そのため、今回持ち込まれた絵画はオットー・ミュラーによる色付き1点もののオリジナル作品であることから大変レアな絵画という評価がされています。
理由④北斎ブルーならぬ魅惑的な「青」の輝き
コバルトブルーの発色が美しく、非常によい状態で保存されていたことも高評価の要因です。
トレーダーのスザンヌ・スタイガー氏は「このブルーはどこでも見たことがありません。
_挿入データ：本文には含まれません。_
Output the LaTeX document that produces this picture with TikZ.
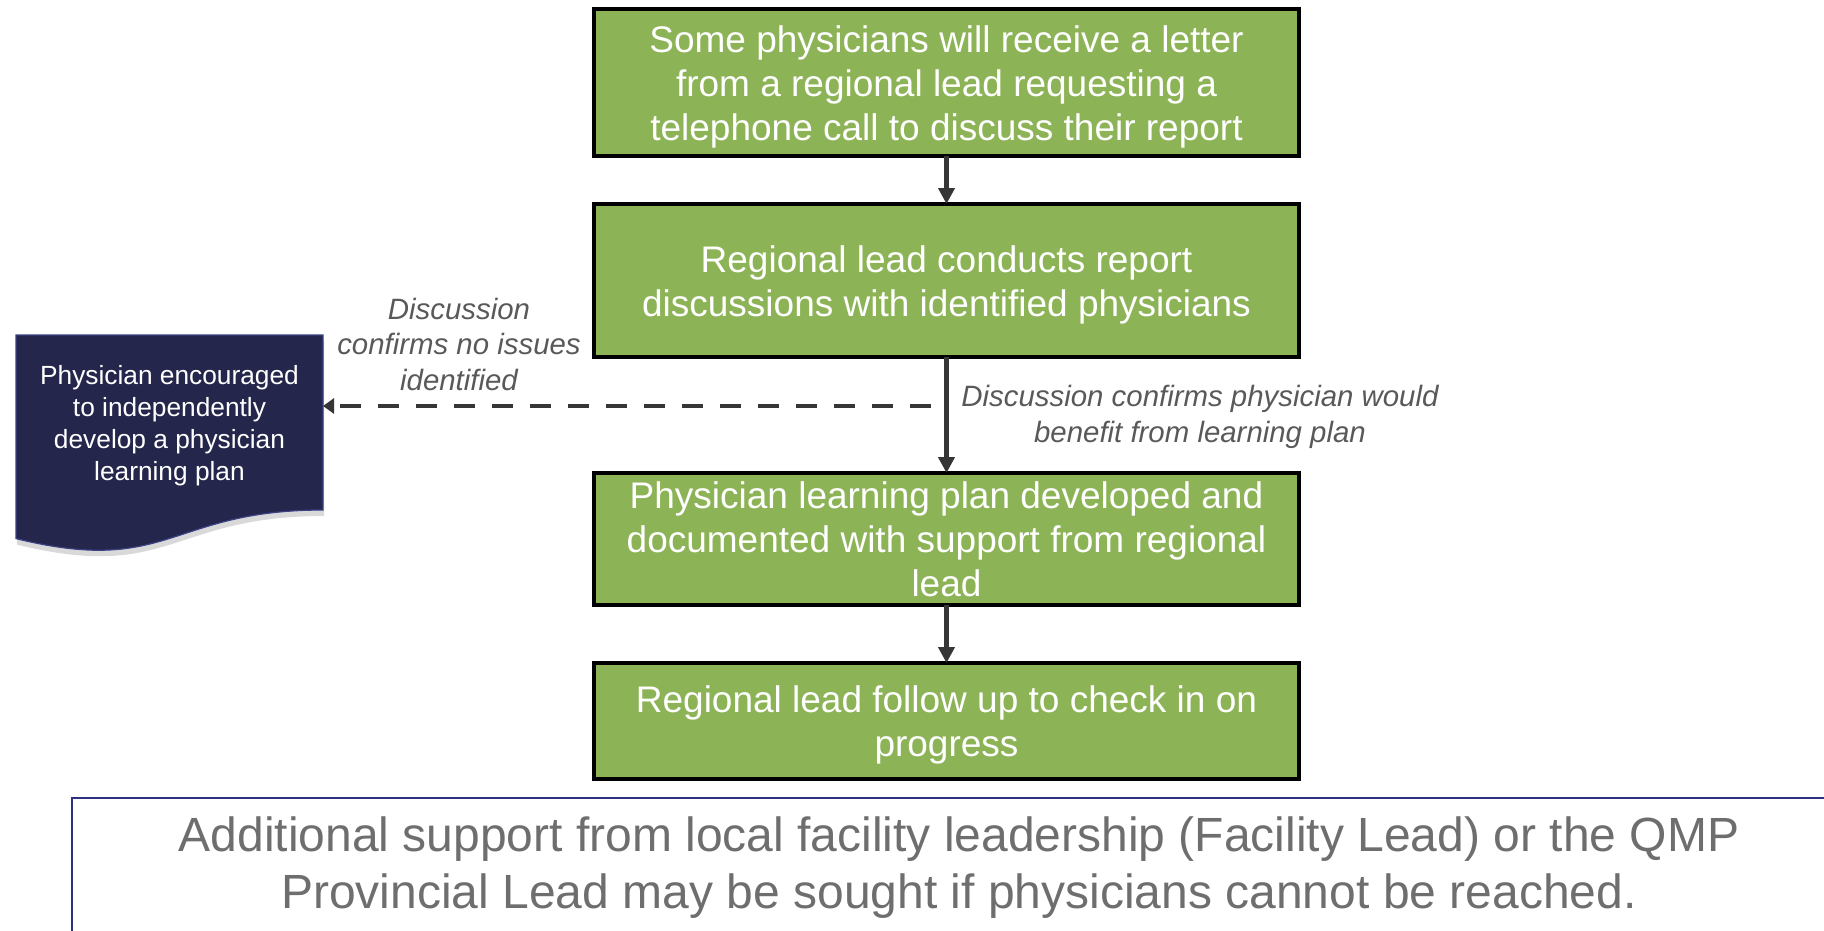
\documentclass[tikz,border=0pt]{standalone}
\usepackage{fontspec}
\setmainfont{Liberation Sans}
\usetikzlibrary{positioning,arrows.meta,calc,shadows,backgrounds}

\definecolor{stepgreen}{HTML}{8DB357}
\definecolor{docnavy}{HTML}{25264B}
\definecolor{docedge}{HTML}{3C4183}
\definecolor{arrowgray}{HTML}{363636}
\definecolor{condgray}{HTML}{595959}
\definecolor{notegray}{HTML}{6E6E6E}
\definecolor{noteedge}{HTML}{2E3080}

% keeps the first line of a step as tall as a full ascender
\newcommand{\capstrut}{\rule{0pt}{35pt}}

\begin{document}
\begin{tikzpicture}[x=1pt,y=-1pt,
    stepbox/.style={rectangle,draw=black,line width=3.5pt,fill=stepgreen,text=white,align=center,
        inner sep=4pt,outer sep=0pt,minimum width=705pt,font=\fontsize{37}{44}\selectfont},
    cond/.style={align=center,text=condgray,font=\itshape\fontsize{29.4}{35.5}\selectfont},
    flow/.style={color=arrowgray,line width=5pt,-{Triangle[length=16pt,width=16pt]}}]
    \useasboundingbox (0,0) rectangle (1824,930);

    \node[stepbox,minimum height=147pt] (1) at (946.5,82.5)
        {\capstrut Some physicians will receive a letter\\from a regional lead requesting a\\telephone call to discuss their report};
    \node[stepbox,minimum height=153pt] (2) [below=48pt of 1]
        {\capstrut Regional lead conducts report\\discussions with identified physicians};
    \node[stepbox,minimum height=132pt] (3) [below=116pt of 2]
        {Physician learning plan developed and\\documented with support from regional\\lead};
    \node[stepbox,minimum height=116pt] (4) [below=58pt of 3]
        {\capstrut Regional lead follow up to check in on\\progress};

    % document shape on the left, wavy bottom drawn behind the text
    \node[align=center,text=white,outer sep=0pt,minimum width=307pt,minimum height=182pt,
        font=\fontsize{26.3}{32}\selectfont] (5) at (169.5,426)
        {Physician encouraged\\to independently\\develop a physician\\learning plan};
    \begin{scope}[on background layer]
        \fill[docnavy,draw=docedge,line width=1.2pt,
            drop shadow={shadow xshift=1pt,shadow yshift=-6pt,opacity=0.15,fill=black}]
            (5.north west) -- (5.north east) -- ($(5.north east)+(0,175)$)
            .. controls ($(5.north)+(0,175)$) and ($(5.north)+(0,241.4)$) .. ($(5.north west)+(0,203.6)$) -- cycle;
    \end{scope}

    \node[cond] (7) at (459,344) {Discussion\\confirms no issues\\identified};
    \node[cond] (8) at (1200,417) {Discussion confirms physician would\\benefit from learning plan};

    \node[rectangle,draw=noteedge,line width=1.5pt,minimum width=1774pt,minimum height=140pt,
        align=center,text=notegray,font=\fontsize{48}{57}\selectfont] (6) at (959,868)
        {Additional support from local facility leadership (Facility Lead) or the QMP\\Provincial Lead may be sought if physicians cannot be reached.};

    \coordinate[below left=49pt and 16pt of 2.south] (split);

    \path[flow]
        (1) edge (2)
        (2) edge (3)
        (3) edge (4)
        ;
    \draw[flow,line width=4.7pt,dash pattern=on 21pt off 17pt,-{Triangle[length=11pt,width=15pt]}]
        (split) -- (split -| 5.east);
\end{tikzpicture}
\end{document}
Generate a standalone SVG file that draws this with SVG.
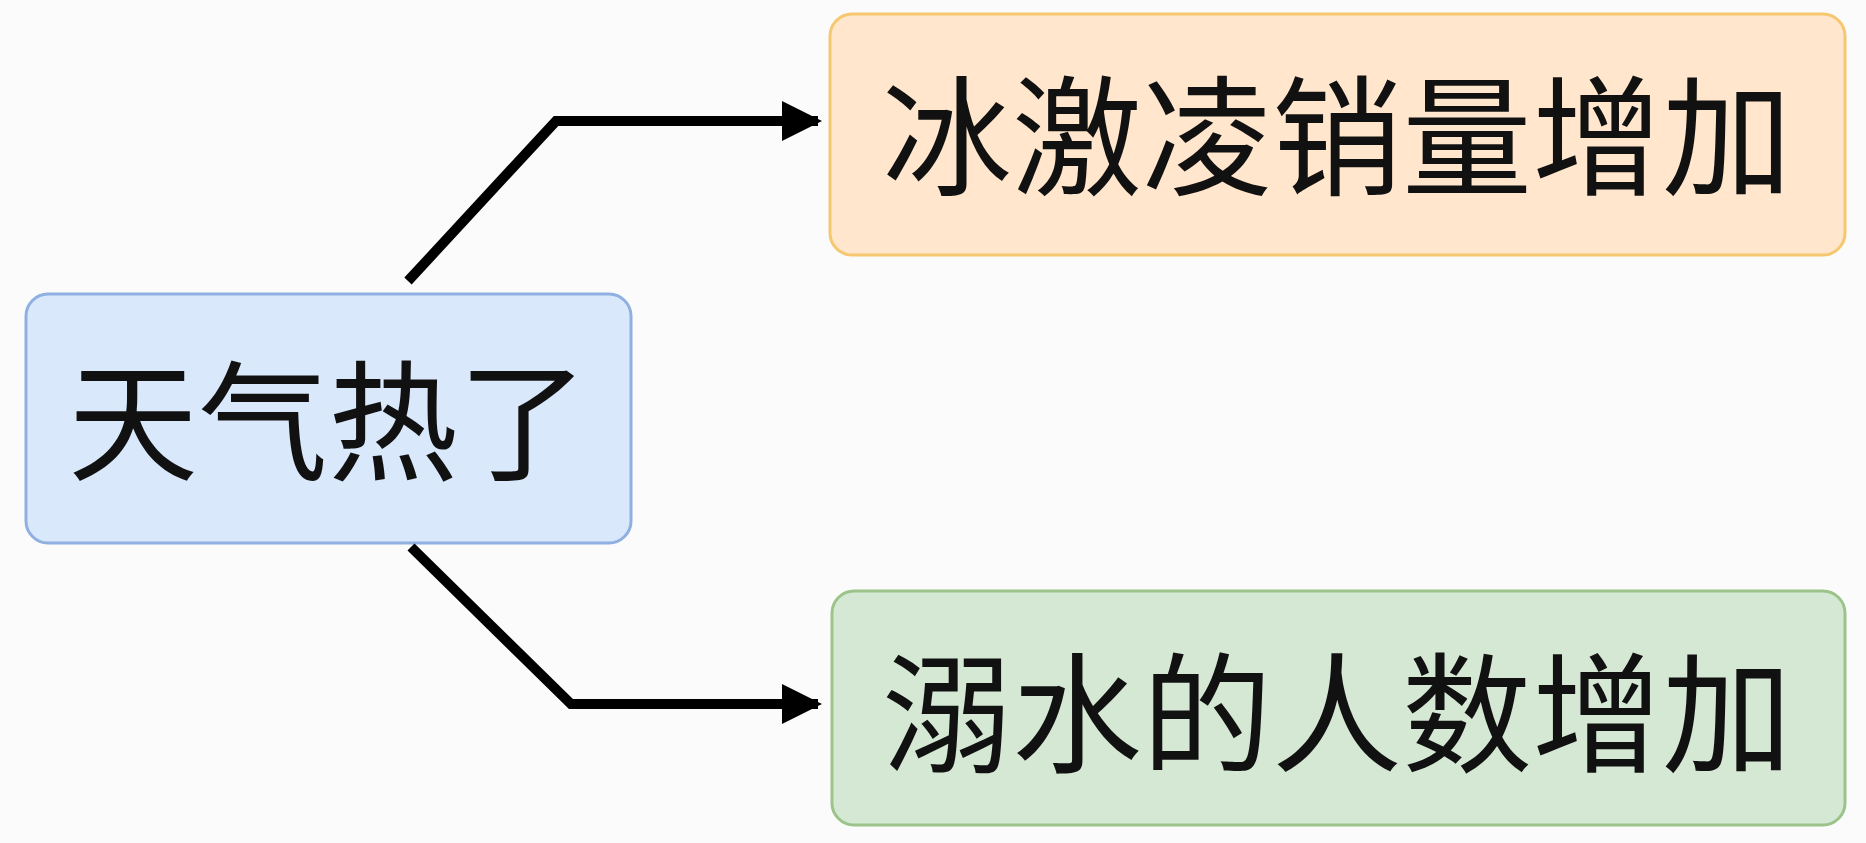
<svg xmlns="http://www.w3.org/2000/svg" width="1866" height="843" viewBox="0 0 1866 843">
<style>
.t{font-family:"Noto Sans CJK SC","Noto Sans",sans-serif;font-size:130px;fill:#111;text-anchor:middle;dominant-baseline:central}
.c{fill:none;stroke:#000;stroke-width:10;stroke-linejoin:miter}
</style>
<defs><marker id="a" viewBox="0 0 10 10" refX="9" refY="5" markerWidth="4" markerHeight="4" orient="auto" markerUnits="strokeWidth"><path d="M0,0L10,5L0,10z" fill="#000"/></marker></defs>
<rect width="1866" height="843" fill="#fbfbfb"/>
<g id="n1"><rect x="26" y="294" width="605" height="249" rx="22" fill="#dae8fc" stroke="#8fb0e0" stroke-width="3"/><text class="t" x="328" y="413">天气热了</text></g>
<g id="n2"><rect x="830" y="14" width="1015" height="241" rx="22" fill="#ffe6cc" stroke="#f5c870" stroke-width="3"/><text class="t" x="1337" y="128">冰激凌销量增加</text></g>
<g id="n3"><rect x="832" y="591" width="1013" height="234" rx="22" fill="#d5e8d4" stroke="#9cc48a" stroke-width="3"/><text class="t" x="1337" y="705">溺水的人数增加</text></g>
<g id="edges">
<path class="c" d="M408,281L556,121H818" marker-end="url(#a)"/>
<path class="c" d="M411,547L571,704H818" marker-end="url(#a)"/>
</g>
</svg>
コレクターにとっては間違いなく興味深いもの」と発言しています。
オットー・ミュラーの青を評価した彼女は入札価格を30,000ユーロに価格を引き上げた人物でもあります。
日本では浮世絵の金字塔的存在である葛飾北斎の浮世絵に見られる「北斎ブルー」が海外のコレクターたちに人気を博していますが、オットー・ミュラーが放つ独特の青の色彩「オットー・ブルー」が名だたる目利きたちを唸らせたのは、実に興味深いですね。
まとめ
オットー・ミュラーとドイツ版「開運!なんでも鑑定団」こと『Bares für Rares』の世界、いかがでしたか?
ドイツ国内で放送される番組はすべてドイツ語で制作されていることから、日本ではなかなか知る機会がありません。日本の番組と同じようなコンセプトの番組があると、海外に住む日本人としては大変うれしく感じているだけでなく、どこか懐かしさを感じます。
今後も『Bares für Rares』で面白い発見がありましたら、「楽活」を通じて読者の皆様にもシェアしたいと思います!